■ **PROBLEM TO SOLVE**
Output every line exactly as written. Leave out pictures.

■ **PROVIDED MATERIAL**
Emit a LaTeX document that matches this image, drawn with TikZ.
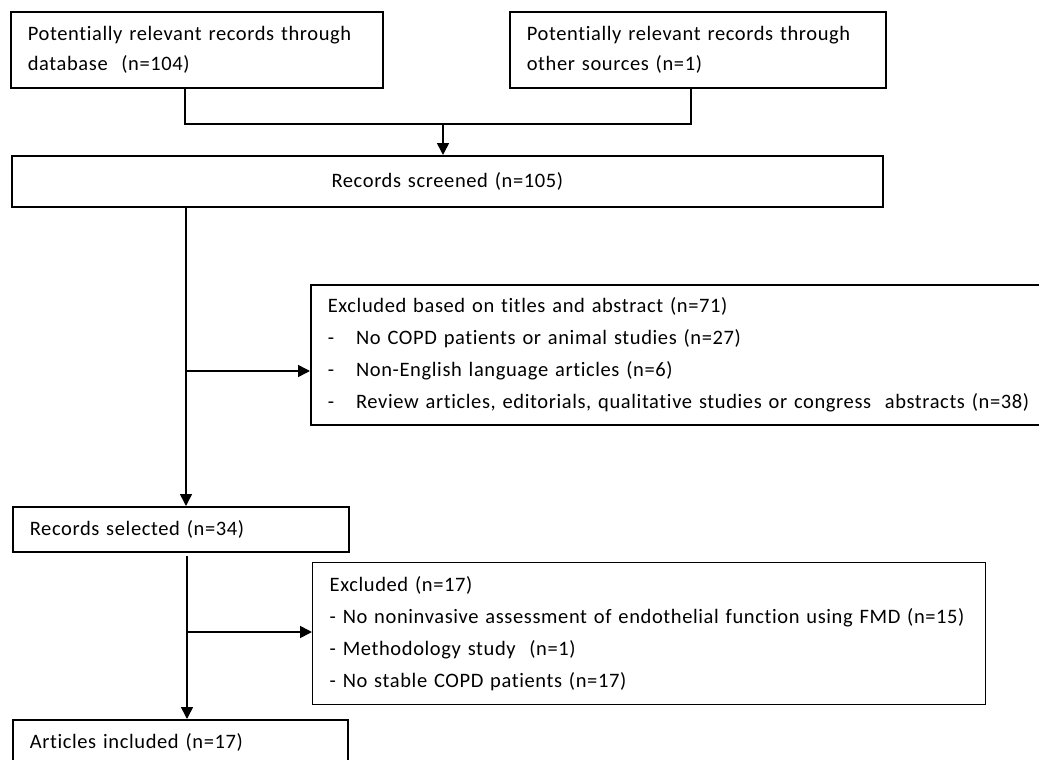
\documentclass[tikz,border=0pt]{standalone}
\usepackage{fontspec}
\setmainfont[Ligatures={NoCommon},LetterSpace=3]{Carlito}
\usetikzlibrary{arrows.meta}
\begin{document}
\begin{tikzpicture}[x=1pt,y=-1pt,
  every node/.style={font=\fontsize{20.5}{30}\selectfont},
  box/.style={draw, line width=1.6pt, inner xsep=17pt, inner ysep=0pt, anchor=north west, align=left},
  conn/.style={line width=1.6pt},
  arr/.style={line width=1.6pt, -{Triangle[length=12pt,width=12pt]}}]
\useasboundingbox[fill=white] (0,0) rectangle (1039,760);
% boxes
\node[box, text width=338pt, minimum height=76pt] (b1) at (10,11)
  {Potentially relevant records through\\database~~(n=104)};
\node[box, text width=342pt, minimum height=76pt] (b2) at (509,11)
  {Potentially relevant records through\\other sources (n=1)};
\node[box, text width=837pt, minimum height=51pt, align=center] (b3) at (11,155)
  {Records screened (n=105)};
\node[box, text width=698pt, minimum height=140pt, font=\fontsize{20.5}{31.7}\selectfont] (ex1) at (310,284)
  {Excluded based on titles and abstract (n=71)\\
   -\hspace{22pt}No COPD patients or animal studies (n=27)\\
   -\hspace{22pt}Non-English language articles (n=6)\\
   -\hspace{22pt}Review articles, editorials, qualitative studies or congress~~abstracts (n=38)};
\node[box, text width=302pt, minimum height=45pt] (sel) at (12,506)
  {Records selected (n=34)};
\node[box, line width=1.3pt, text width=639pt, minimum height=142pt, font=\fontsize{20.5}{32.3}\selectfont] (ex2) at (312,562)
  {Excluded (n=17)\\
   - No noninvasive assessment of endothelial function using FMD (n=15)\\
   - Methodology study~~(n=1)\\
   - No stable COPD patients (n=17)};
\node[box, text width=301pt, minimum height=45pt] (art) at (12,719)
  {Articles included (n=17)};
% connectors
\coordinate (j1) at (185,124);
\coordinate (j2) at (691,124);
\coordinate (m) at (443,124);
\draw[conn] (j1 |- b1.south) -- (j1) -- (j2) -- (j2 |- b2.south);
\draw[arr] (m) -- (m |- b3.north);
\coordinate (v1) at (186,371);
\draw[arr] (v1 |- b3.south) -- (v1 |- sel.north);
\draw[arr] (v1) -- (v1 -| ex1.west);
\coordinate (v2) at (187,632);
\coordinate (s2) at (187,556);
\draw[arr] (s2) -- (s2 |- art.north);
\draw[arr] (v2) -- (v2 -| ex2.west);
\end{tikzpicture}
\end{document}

■ **RESPONSE TO THIS EXERCISE**
Emit a LaTeX document that matches this image, drawn with TikZ.
\documentclass[tikz,border=0pt]{standalone}
\usepackage{fontspec}
\setmainfont[Ligatures={NoCommon},LetterSpace=3]{Carlito}
\usetikzlibrary{arrows.meta}
\begin{document}
\begin{tikzpicture}[x=1pt,y=-1pt,
  every node/.style={font=\fontsize{20.5}{30}\selectfont},
  box/.style={draw, line width=1.6pt, inner xsep=17pt, inner ysep=0pt, anchor=north west, align=left},
  conn/.style={line width=1.6pt},
  arr/.style={line width=1.6pt, -{Triangle[length=12pt,width=12pt]}}]
\useasboundingbox[fill=white] (0,0) rectangle (1039,760);
% boxes
\node[box, text width=338pt, minimum height=76pt] (b1) at (10,11)
  {Potentially relevant records through\\database~~(n=104)};
\node[box, text width=342pt, minimum height=76pt] (b2) at (509,11)
  {Potentially relevant records through\\other sources (n=1)};
\node[box, text width=837pt, minimum height=51pt, align=center] (b3) at (11,155)
  {Records screened (n=105)};
\node[box, text width=698pt, minimum height=140pt, font=\fontsize{20.5}{31.7}\selectfont] (ex1) at (310,284)
  {Excluded based on titles and abstract (n=71)\\
   -\hspace{22pt}No COPD patients or animal studies (n=27)\\
   -\hspace{22pt}Non-English language articles (n=6)\\
   -\hspace{22pt}Review articles, editorials, qualitative studies or congress~~abstracts (n=38)};
\node[box, text width=302pt, minimum height=45pt] (sel) at (12,506)
  {Records selected (n=34)};
\node[box, line width=1.3pt, text width=639pt, minimum height=142pt, font=\fontsize{20.5}{32.3}\selectfont] (ex2) at (312,562)
  {Excluded (n=17)\\
   - No noninvasive assessment of endothelial function using FMD (n=15)\\
   - Methodology study~~(n=1)\\
   - No stable COPD patients (n=17)};
\node[box, text width=301pt, minimum height=45pt] (art) at (12,719)
  {Articles included (n=17)};
% connectors
\coordinate (j1) at (185,124);
\coordinate (j2) at (691,124);
\coordinate (m) at (443,124);
\draw[conn] (j1 |- b1.south) -- (j1) -- (j2) -- (j2 |- b2.south);
\draw[arr] (m) -- (m |- b3.north);
\coordinate (v1) at (186,371);
\draw[arr] (v1 |- b3.south) -- (v1 |- sel.north);
\draw[arr] (v1) -- (v1 -| ex1.west);
\coordinate (v2) at (187,632);
\coordinate (s2) at (187,556);
\draw[arr] (s2) -- (s2 |- art.north);
\draw[arr] (v2) -- (v2 -| ex2.west);
\end{tikzpicture}
\end{document}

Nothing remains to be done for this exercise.